Day of the Dead (1985)
Dr. Logan (Richard Liberty), having gutted a specimen like a fish, demonstrates to Sarah (Lori Cardille) how the reanimated dead's insatiable desire to consume 'living' human flesh looks to be fueled by primitive neurological instinct, rather than by any kind of hunger or nutritional need.

"It's working on instinct. On deep, dark, primordial instinct!"

Wednesday, March 4, 2026

The Crawling Eye (1958) / Cosmic Monsters [The Cosmic Monster (1958) - Newspaper Ad

San Francisco Examiner - March 4, 1959
Although Bryan Senn's comprehensive and excellent resource guide and historical recap "Twice the Thrills! Twice the Chills!" Horror and Science Fiction Double Features, 1955 - 1974 gives a July 7, 1958 release date for this monstrous double bill, it did not open in the San Francisco Bay Area until March 4, 1959.

Both were British film adaptations of BBC serials that cast Forrest Tucker in roles for both films, to help sell the movie to audiences in the United States.

Of the two I have only seen The Crawling Eye, which remains a cherished childhood favorite of mine.

Alien 3 (1992) - Trading Card #6

Datalog: Approx. 0:1000 Hours, Day 1
I demanded to see Newt. Medical Officer Clemens led me to the morgue to view her body. He said Newt had drowned in her crytotube when the ship malfunctioned. Her body was intact, but I had to find out for sure exactly how she died. Clemens would have to perform an autopsy on Newt's body.

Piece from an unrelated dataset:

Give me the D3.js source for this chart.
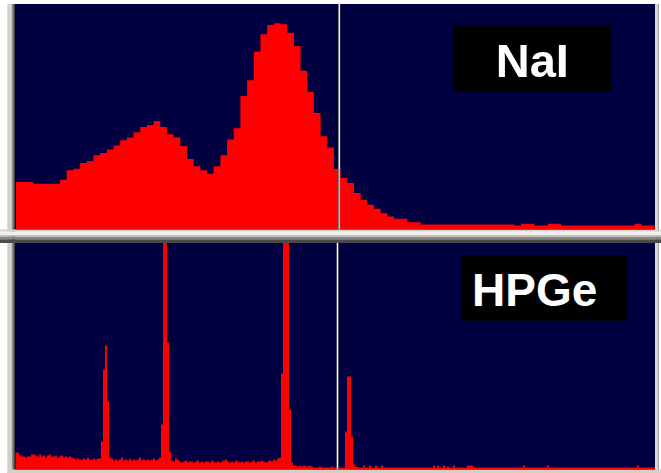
<!DOCTYPE html>
<html><head><meta charset="utf-8">
<script src="https://cdn.jsdelivr.net/npm/d3@7"></script>
<style>html,body{margin:0;padding:0;background:#fff;overflow:hidden}</style>
</head><body>
<script>
// NaI spectrum: 96 coarse bins (counts, arbitrary units)
const naiCounts = [
  47.3,47.3,47.3,45.7,45.7,45.7,45.7,49.7,59,60.7,
  66.3,68.3,74,76.3,79.7,83.7,89,91.7,97,102.3,
  104.3,108.3,102.3,95,91.7,83.3,70.3,63,59,55.7,
  63,74,89.7,101,133.3,149,177.3,194.7,204,205.7,
  204.7,196.3,183,158.3,137.3,116.3,93,81.7,60.3,51.3,
  46.3,36.3,29.7,24.7,20.7,16.3,13,10.7,10.7,7.3,
  7.3,5,5,5,5,5,5,5,5,5,
  5,5,5,5,5,4,5.7,5.7,4,4,
  5.7,5.7,4,4,4,4,4,4,4,4,
  4,4,4,5.7,4,4
];
// HPGe spectrum: 320 fine channels (counts, arbitrary units)
const hpgeCounts = [
  17,17,14,13,13,12,13,13,15,15,
  14,13,15,13,14,12,14,15,13,13,
  14,12,13,14,12,13,12,13,12,11,
  10,11,10,10,11,10,12,10,10,11,
  10,11,11,28,100,124,68,12,11,9,
  10,9,10,12,9,10,9,11,9,10,
  9,10,12,9,10,9,10,9,10,11,
  9,10,12,45,300,300,127,18,9,8,
  11,10,8,7,8,9,7,8,8,7,
  8,9,7,8,7,8,8,7,9,8,
  7,8,7,8,9,10,8,7,8,7,
  9,8,7,8,7,8,8,7,8,9,
  7,8,8,9,8,7,8,9,8,10,
  9,11,12,96,300,300,300,60,7,4,
  4,3,4,3,4,3,3,4,3,2,
  2,2,3,2,2,2,2,2,3,2,
  2,2,2,2,2,38,93,93,33,5,
  3,2,2,2,4,2,2,4,2,2,
  4,2,2,4,2,2,2,2,2,2,
  2,2,2,2,2,2,2,2,2,2,
  2,2,2,2,2,2,2,2,2,4,
  2,4,2,2,4,2,3,2,2,4,
  2,2,2,2,2,2,4,4,4,2,
  2,2,2,2,2,2,2,2,2,2,
  2,2,2,2,2,2,2,2,2,2,
  2,2,2,2,4,2,2,2,2,2,
  2,2,2,2,2,2,4,2,2,2,
  2,2,2,2,2,2,2,2,2,2,
  2,2,2,2,2,2,2,2,2,2,
  2,2,2,2,2,2,2,2,2,2,
  2,2,2,2,2,2,2,2,2,2,
  2,4,2,2,2,2,2,2,2,2
];
const detectorLabels = ["NaI", "HPGe"];
const cursorNai = 48.8;     // bin position of cursor (NaI)
const cursorHpge = 161.25;  // channel position of cursor (HPGe)

const W = 661, H = 473;
const svg = d3.select("body").append("svg").attr("width", W).attr("height", H)
  .style("display","block");
svg.append("rect").attr("width", W).attr("height", H).attr("fill", "#ffffff");

const NAVY = "#000040", RED = "#ff0000";

// window frame pieces
const frame = svg.append("g");
function box(x, y, w, h, c) { frame.append("rect").attr("x", x).attr("y", y).attr("width", w).attr("height", h).attr("fill", c); }
box(7.3, 4, 4.4, 469, "#d4d0c8");
box(11.7, 4, 1.6, 469, "#8a8a8a");
box(13.3, 4, 1.7, 469, "#404040");
box(655, 4, 2.5, 469, "#dcdad4");
box(657.5, 4, 1.5, 469, "#a8a8a8");
box(7.3, 469.5, 653.7, 3.5, "#d4d0c8");

function drawPanel(counts, x0, x1, y0, y1, domainX, rangeX, maxY, clipX, label, labelCfg, cursorPos) {
  const id = "clip" + label;
  svg.append("clipPath").attr("id", id).append("rect")
    .attr("x", clipX).attr("y", y0).attr("width", x1 - clipX).attr("height", y1 - y0);
  svg.append("rect").attr("x", x0).attr("y", y0).attr("width", x1 - x0).attr("height", y1 - y0).attr("fill", NAVY);
  const x = d3.scaleLinear().domain(domainX).range(rangeX);
  const y = d3.scaleLinear().domain([0, maxY]).range([y1, y0]);
  const pts = counts.map((v, i) => [i, v]);
  pts.push([counts.length, counts[counts.length - 1]]);
  const area = d3.area().curve(d3.curveStepAfter)
    .x(d => x(d[0])).y0(y1 + 0.5).y1(d => Math.max(y0 - 2, y(d[1])));
  const g = svg.append("g").attr("clip-path", `url(#${id})`);
  g.append("path").datum(pts).attr("d", area).attr("fill", RED);
  // label
  svg.append("rect").attr("x", labelCfg.bx).attr("y", labelCfg.by).attr("width", labelCfg.bw).attr("height", labelCfg.bh).attr("fill", "#000");
  svg.append("text").attr("x", labelCfg.tx).attr("y", labelCfg.ty)
    .attr("text-anchor", labelCfg.anchor)
    .attr("font-family", "'Liberation Sans', Arial, Helvetica, sans-serif")
    .attr("font-weight", "bold").attr("font-size", labelCfg.fs).attr("fill", "#fff")
    .text(label);
  // XOR-like cursor
  svg.append("line").attr("x1", x(cursorPos)).attr("x2", x(cursorPos))
    .attr("y1", y0).attr("y2", y1 + 0.5)
    .attr("stroke", "#fff").attr("stroke-width", 1.6)
    .style("mix-blend-mode", "difference");
}

drawPanel(naiCounts, 15, 655, 4, 229.5, [0, naiCounts.length], [13.3, 654.6], 225, 16,
  detectorLabels[0], {bx: 453.3, by: 26, bw: 157.7, bh: 65.7, tx: 532.3, ty: 76.7, anchor: "middle", fs: 47}, cursorNai);

// separator between the two panels
box(0, 229.5, 661, 2.2, "#d8d4cc");
box(0, 231.7, 661, 3.3, "#f2f0ec");
box(0, 235, 661, 1.7, "#c8c4bc");
box(0, 236.7, 661, 2.6, "#858585");
box(0, 239.3, 661, 3.7, "#4a4a4a");

drawPanel(hpgeCounts, 15, 655, 243, 469.5, [0, hpgeCounts.length], [15, 655], 226.5, 15.5,
  detectorLabels[1], {bx: 462, by: 255, bw: 165.3, bh: 65.7, tx: 472, ty: 306, anchor: "start", fs: 46}, cursorHpge);
</script>
</body></html>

I was both flabbergasted and, to a point, delighted at just how much Alien 3 rubbed Newt's death in the viewer's face. Performing an on screen autopsy driving home that the kid was truly D-E-A-D dead was a cannonball into the deep end of the dark and dour narrative pool. It just might be my favorite scene in the movie, just because it dared to go there.